begin Material

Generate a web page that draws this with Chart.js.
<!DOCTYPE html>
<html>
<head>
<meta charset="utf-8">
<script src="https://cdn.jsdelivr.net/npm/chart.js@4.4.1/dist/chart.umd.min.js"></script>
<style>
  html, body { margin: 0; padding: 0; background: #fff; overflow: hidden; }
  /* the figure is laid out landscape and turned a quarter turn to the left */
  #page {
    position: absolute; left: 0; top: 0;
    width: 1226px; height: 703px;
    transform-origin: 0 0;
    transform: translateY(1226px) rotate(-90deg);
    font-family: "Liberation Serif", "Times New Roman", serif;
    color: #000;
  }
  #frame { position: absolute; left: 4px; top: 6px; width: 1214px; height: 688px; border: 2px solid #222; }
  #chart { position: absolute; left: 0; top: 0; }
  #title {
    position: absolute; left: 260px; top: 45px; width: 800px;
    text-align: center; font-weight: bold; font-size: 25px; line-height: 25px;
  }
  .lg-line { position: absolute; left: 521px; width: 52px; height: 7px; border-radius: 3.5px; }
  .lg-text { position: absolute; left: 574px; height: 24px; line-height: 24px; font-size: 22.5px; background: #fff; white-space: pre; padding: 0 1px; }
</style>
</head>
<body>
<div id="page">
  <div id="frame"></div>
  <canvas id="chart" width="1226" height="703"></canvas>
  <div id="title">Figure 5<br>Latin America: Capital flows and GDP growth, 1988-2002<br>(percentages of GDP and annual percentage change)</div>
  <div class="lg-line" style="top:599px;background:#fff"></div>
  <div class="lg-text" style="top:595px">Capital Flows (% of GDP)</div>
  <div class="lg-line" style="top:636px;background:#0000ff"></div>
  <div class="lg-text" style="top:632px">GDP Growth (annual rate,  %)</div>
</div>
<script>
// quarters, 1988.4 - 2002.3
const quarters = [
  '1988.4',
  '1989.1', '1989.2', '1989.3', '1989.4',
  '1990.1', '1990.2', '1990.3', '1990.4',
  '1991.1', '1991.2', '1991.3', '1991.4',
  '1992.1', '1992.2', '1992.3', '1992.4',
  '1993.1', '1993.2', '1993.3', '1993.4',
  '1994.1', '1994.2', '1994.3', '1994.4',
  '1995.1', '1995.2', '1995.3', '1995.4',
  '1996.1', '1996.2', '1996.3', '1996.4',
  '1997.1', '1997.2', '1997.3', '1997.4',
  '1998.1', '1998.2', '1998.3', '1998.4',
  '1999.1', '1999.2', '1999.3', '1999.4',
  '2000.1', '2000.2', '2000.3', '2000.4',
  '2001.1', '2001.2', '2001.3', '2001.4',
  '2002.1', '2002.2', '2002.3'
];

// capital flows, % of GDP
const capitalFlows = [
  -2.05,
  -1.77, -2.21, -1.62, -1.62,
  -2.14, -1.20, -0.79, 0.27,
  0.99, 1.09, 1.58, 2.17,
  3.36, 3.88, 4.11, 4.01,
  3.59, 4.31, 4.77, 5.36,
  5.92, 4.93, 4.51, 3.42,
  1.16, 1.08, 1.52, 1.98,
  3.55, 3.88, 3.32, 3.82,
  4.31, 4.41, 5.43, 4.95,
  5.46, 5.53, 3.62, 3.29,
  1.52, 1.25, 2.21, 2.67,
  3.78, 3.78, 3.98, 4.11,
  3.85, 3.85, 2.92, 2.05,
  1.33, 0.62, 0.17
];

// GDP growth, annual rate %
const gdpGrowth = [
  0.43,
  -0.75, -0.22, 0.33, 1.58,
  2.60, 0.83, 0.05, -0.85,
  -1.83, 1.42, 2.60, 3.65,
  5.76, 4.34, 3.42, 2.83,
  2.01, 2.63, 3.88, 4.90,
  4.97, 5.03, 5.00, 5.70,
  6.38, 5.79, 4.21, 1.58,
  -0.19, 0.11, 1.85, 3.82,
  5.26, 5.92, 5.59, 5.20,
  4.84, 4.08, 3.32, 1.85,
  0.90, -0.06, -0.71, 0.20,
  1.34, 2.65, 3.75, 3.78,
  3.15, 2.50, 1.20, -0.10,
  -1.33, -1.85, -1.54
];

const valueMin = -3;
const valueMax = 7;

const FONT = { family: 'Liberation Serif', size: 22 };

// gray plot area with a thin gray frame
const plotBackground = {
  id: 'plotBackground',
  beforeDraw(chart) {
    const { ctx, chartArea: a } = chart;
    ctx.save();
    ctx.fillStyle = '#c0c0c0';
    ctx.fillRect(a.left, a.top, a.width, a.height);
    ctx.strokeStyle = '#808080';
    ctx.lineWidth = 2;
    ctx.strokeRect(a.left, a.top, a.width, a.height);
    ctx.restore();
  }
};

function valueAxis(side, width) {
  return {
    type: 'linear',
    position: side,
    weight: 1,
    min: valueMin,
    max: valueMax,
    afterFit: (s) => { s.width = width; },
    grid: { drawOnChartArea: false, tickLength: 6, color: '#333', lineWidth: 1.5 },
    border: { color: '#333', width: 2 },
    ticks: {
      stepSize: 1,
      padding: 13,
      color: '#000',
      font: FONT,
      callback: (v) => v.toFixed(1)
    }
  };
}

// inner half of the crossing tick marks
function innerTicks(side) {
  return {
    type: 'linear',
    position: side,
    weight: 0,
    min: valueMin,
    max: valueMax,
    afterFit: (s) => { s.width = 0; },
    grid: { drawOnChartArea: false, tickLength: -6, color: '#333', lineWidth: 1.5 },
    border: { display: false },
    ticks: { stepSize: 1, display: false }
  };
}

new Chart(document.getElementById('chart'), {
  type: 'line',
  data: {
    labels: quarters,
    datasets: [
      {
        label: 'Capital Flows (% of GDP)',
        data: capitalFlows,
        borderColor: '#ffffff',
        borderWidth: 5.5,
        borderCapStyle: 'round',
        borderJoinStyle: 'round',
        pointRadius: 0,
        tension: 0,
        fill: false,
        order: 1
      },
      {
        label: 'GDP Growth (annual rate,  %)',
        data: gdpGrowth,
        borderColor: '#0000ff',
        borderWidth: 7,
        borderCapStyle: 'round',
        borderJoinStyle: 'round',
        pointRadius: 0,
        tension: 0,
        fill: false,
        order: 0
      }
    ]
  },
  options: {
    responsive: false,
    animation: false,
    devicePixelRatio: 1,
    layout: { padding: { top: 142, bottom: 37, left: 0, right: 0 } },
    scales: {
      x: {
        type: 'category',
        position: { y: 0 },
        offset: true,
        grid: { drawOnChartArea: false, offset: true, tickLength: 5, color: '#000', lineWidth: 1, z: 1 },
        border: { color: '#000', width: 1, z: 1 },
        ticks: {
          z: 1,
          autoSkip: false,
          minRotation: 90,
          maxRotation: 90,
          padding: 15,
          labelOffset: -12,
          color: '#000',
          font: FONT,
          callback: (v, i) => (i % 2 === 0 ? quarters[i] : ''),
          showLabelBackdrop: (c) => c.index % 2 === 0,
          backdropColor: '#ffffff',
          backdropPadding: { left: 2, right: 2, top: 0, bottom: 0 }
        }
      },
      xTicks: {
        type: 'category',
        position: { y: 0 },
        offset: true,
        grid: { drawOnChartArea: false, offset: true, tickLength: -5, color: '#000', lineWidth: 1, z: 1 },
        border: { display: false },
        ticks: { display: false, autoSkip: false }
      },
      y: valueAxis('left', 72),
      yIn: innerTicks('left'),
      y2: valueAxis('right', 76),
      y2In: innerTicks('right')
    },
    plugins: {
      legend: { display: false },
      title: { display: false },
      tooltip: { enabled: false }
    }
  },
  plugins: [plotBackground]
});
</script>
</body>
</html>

end Material

What the exercise asks:
Write out the data exactly as it stands.

Solved problem:
Generate a web page that draws this with Chart.js.
<!DOCTYPE html>
<html>
<head>
<meta charset="utf-8">
<script src="https://cdn.jsdelivr.net/npm/chart.js@4.4.1/dist/chart.umd.min.js"></script>
<style>
  html, body { margin: 0; padding: 0; background: #fff; overflow: hidden; }
  /* the figure is laid out landscape and turned a quarter turn to the left */
  #page {
    position: absolute; left: 0; top: 0;
    width: 1226px; height: 703px;
    transform-origin: 0 0;
    transform: translateY(1226px) rotate(-90deg);
    font-family: "Liberation Serif", "Times New Roman", serif;
    color: #000;
  }
  #frame { position: absolute; left: 4px; top: 6px; width: 1214px; height: 688px; border: 2px solid #222; }
  #chart { position: absolute; left: 0; top: 0; }
  #title {
    position: absolute; left: 260px; top: 45px; width: 800px;
    text-align: center; font-weight: bold; font-size: 25px; line-height: 25px;
  }
  .lg-line { position: absolute; left: 521px; width: 52px; height: 7px; border-radius: 3.5px; }
  .lg-text { position: absolute; left: 574px; height: 24px; line-height: 24px; font-size: 22.5px; background: #fff; white-space: pre; padding: 0 1px; }
</style>
</head>
<body>
<div id="page">
  <div id="frame"></div>
  <canvas id="chart" width="1226" height="703"></canvas>
  <div id="title">Figure 5<br>Latin America: Capital flows and GDP growth, 1988-2002<br>(percentages of GDP and annual percentage change)</div>
  <div class="lg-line" style="top:599px;background:#fff"></div>
  <div class="lg-text" style="top:595px">Capital Flows (% of GDP)</div>
  <div class="lg-line" style="top:636px;background:#0000ff"></div>
  <div class="lg-text" style="top:632px">GDP Growth (annual rate,  %)</div>
</div>
<script>
// quarters, 1988.4 - 2002.3
const quarters = [
  '1988.4',
  '1989.1', '1989.2', '1989.3', '1989.4',
  '1990.1', '1990.2', '1990.3', '1990.4',
  '1991.1', '1991.2', '1991.3', '1991.4',
  '1992.1', '1992.2', '1992.3', '1992.4',
  '1993.1', '1993.2', '1993.3', '1993.4',
  '1994.1', '1994.2', '1994.3', '1994.4',
  '1995.1', '1995.2', '1995.3', '1995.4',
  '1996.1', '1996.2', '1996.3', '1996.4',
  '1997.1', '1997.2', '1997.3', '1997.4',
  '1998.1', '1998.2', '1998.3', '1998.4',
  '1999.1', '1999.2', '1999.3', '1999.4',
  '2000.1', '2000.2', '2000.3', '2000.4',
  '2001.1', '2001.2', '2001.3', '2001.4',
  '2002.1', '2002.2', '2002.3'
];

// capital flows, % of GDP
const capitalFlows = [
  -2.05,
  -1.77, -2.21, -1.62, -1.62,
  -2.14, -1.20, -0.79, 0.27,
  0.99, 1.09, 1.58, 2.17,
  3.36, 3.88, 4.11, 4.01,
  3.59, 4.31, 4.77, 5.36,
  5.92, 4.93, 4.51, 3.42,
  1.16, 1.08, 1.52, 1.98,
  3.55, 3.88, 3.32, 3.82,
  4.31, 4.41, 5.43, 4.95,
  5.46, 5.53, 3.62, 3.29,
  1.52, 1.25, 2.21, 2.67,
  3.78, 3.78, 3.98, 4.11,
  3.85, 3.85, 2.92, 2.05,
  1.33, 0.62, 0.17
];

// GDP growth, annual rate %
const gdpGrowth = [
  0.43,
  -0.75, -0.22, 0.33, 1.58,
  2.60, 0.83, 0.05, -0.85,
  -1.83, 1.42, 2.60, 3.65,
  5.76, 4.34, 3.42, 2.83,
  2.01, 2.63, 3.88, 4.90,
  4.97, 5.03, 5.00, 5.70,
  6.38, 5.79, 4.21, 1.58,
  -0.19, 0.11, 1.85, 3.82,
  5.26, 5.92, 5.59, 5.20,
  4.84, 4.08, 3.32, 1.85,
  0.90, -0.06, -0.71, 0.20,
  1.34, 2.65, 3.75, 3.78,
  3.15, 2.50, 1.20, -0.10,
  -1.33, -1.85, -1.54
];

const valueMin = -3;
const valueMax = 7;

const FONT = { family: 'Liberation Serif', size: 22 };

// gray plot area with a thin gray frame
const plotBackground = {
  id: 'plotBackground',
  beforeDraw(chart) {
    const { ctx, chartArea: a } = chart;
    ctx.save();
    ctx.fillStyle = '#c0c0c0';
    ctx.fillRect(a.left, a.top, a.width, a.height);
    ctx.strokeStyle = '#808080';
    ctx.lineWidth = 2;
    ctx.strokeRect(a.left, a.top, a.width, a.height);
    ctx.restore();
  }
};

function valueAxis(side, width) {
  return {
    type: 'linear',
    position: side,
    weight: 1,
    min: valueMin,
    max: valueMax,
    afterFit: (s) => { s.width = width; },
    grid: { drawOnChartArea: false, tickLength: 6, color: '#333', lineWidth: 1.5 },
    border: { color: '#333', width: 2 },
    ticks: {
      stepSize: 1,
      padding: 13,
      color: '#000',
      font: FONT,
      callback: (v) => v.toFixed(1)
    }
  };
}

// inner half of the crossing tick marks
function innerTicks(side) {
  return {
    type: 'linear',
    position: side,
    weight: 0,
    min: valueMin,
    max: valueMax,
    afterFit: (s) => { s.width = 0; },
    grid: { drawOnChartArea: false, tickLength: -6, color: '#333', lineWidth: 1.5 },
    border: { display: false },
    ticks: { stepSize: 1, display: false }
  };
}

new Chart(document.getElementById('chart'), {
  type: 'line',
  data: {
    labels: quarters,
    datasets: [
      {
        label: 'Capital Flows (% of GDP)',
        data: capitalFlows,
        borderColor: '#ffffff',
        borderWidth: 5.5,
        borderCapStyle: 'round',
        borderJoinStyle: 'round',
        pointRadius: 0,
        tension: 0,
        fill: false,
        order: 1
      },
      {
        label: 'GDP Growth (annual rate,  %)',
        data: gdpGrowth,
        borderColor: '#0000ff',
        borderWidth: 7,
        borderCapStyle: 'round',
        borderJoinStyle: 'round',
        pointRadius: 0,
        tension: 0,
        fill: false,
        order: 0
      }
    ]
  },
  options: {
    responsive: false,
    animation: false,
    devicePixelRatio: 1,
    layout: { padding: { top: 142, bottom: 37, left: 0, right: 0 } },
    scales: {
      x: {
        type: 'category',
        position: { y: 0 },
        offset: true,
        grid: { drawOnChartArea: false, offset: true, tickLength: 5, color: '#000', lineWidth: 1, z: 1 },
        border: { color: '#000', width: 1, z: 1 },
        ticks: {
          z: 1,
          autoSkip: false,
          minRotation: 90,
          maxRotation: 90,
          padding: 15,
          labelOffset: -12,
          color: '#000',
          font: FONT,
          callback: (v, i) => (i % 2 === 0 ? quarters[i] : ''),
          showLabelBackdrop: (c) => c.index % 2 === 0,
          backdropColor: '#ffffff',
          backdropPadding: { left: 2, right: 2, top: 0, bottom: 0 }
        }
      },
      xTicks: {
        type: 'category',
        position: { y: 0 },
        offset: true,
        grid: { drawOnChartArea: false, offset: true, tickLength: -5, color: '#000', lineWidth: 1, z: 1 },
        border: { display: false },
        ticks: { display: false, autoSkip: false }
      },
      y: valueAxis('left', 72),
      yIn: innerTicks('left'),
      y2: valueAxis('right', 76),
      y2In: innerTicks('right')
    },
    plugins: {
      legend: { display: false },
      title: { display: false },
      tooltip: { enabled: false }
    }
  },
  plugins: [plotBackground]
});
</script>
</body>
</html>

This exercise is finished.